Scalable Key Location
To accelerate lookups, Chord maintains some additional routing information
- Let m be the number of bits in the key/node identifier. Each node n will then maintain a routing table with upto m entries, called the finger table.
- The i’th entryin n’s table contains the identity of the first node that succeeds n by 2^(i-1), ie s = successor(n+2^(i-1)). We call it the i’th finger of n
- The first finger is the next node (successor(n+1)) as is referred to as the successor
- If id falls between n and its successor, find successor is finished and node n returns its successor
- Otherwise, n searches its finger table for the node n whose ID most immediately precedes id, and then invokes find successor at n0.
- With high probability, the number of nodes that must be contacted to find a successor in an N-node network is O(log N).
Dynamic Operations And Failures
The correctness of the Chord protocol relies on the fact that each node knows its successor
Node Joins and Stabilization
- Join protocol: On joining, a node n will find its successor, by calling p.findSuccessor(n) on any known node p. The network is not made aware of n.
- Stabilization protocol: Runs periodically to ensure that every node’s successors are up to date. Each time a node n runs stabilize, it asks its successor for its predecessor p. If p just joined the system, n will make p its succesor.
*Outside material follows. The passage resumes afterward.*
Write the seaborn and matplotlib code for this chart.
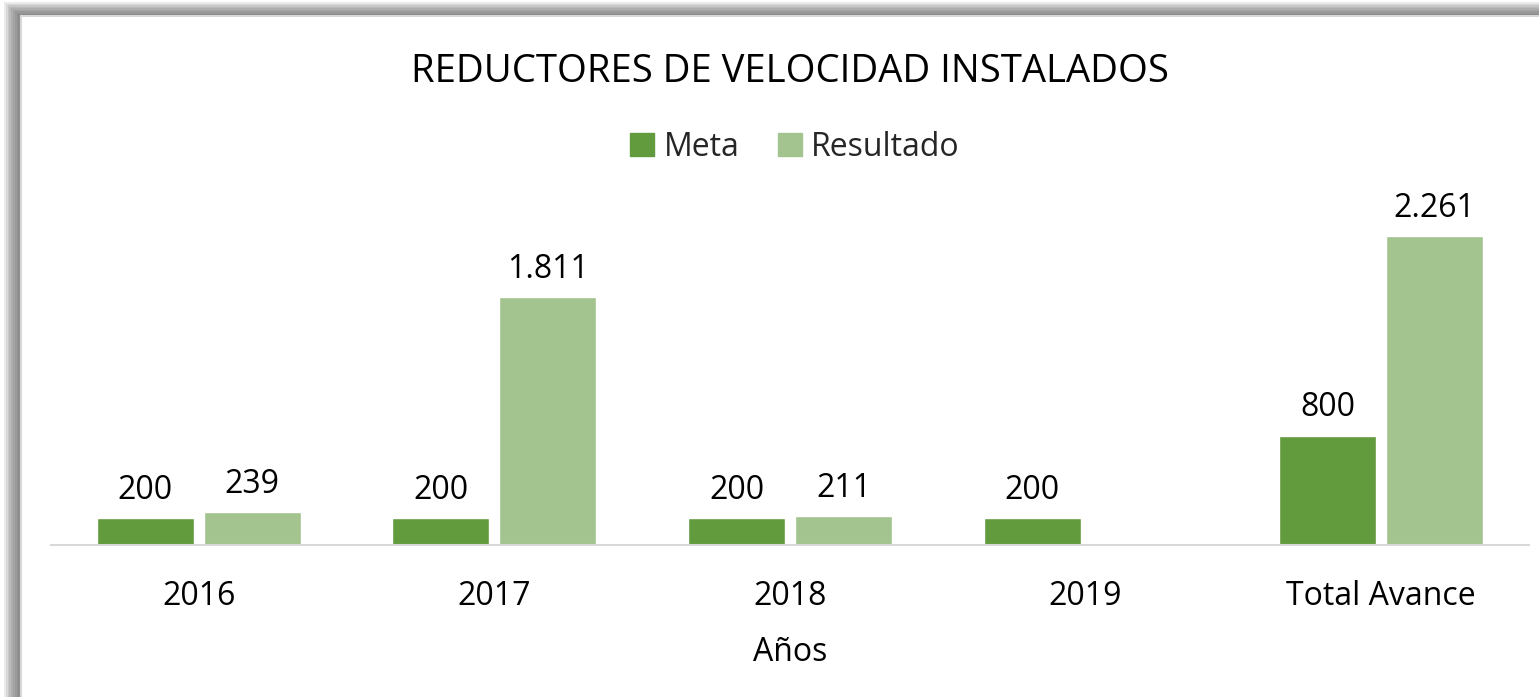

In addition, it notifies n’s successor of its existence, giving it the chance to update its predecessor (if there’s no closer one)
- Fix Fingers - checkes its finger table entries are correct.
- Check-Predecessor - to check if predecessor has failed and clear pointer if it has
Failure and Replication
To increase robustness, each Chord node maintains a successor list of size r, containing the node’s first r successors. If a node’s immediate successor does not respond, the node can substitute the second entry in its successor list.
Two enhancements can improve Chord performance when nodes leave voluntarily. First, a node n that is about to leave may transfer its keys to its successor before it departs. Second, n may notify its predecessor p and successor s before leaving.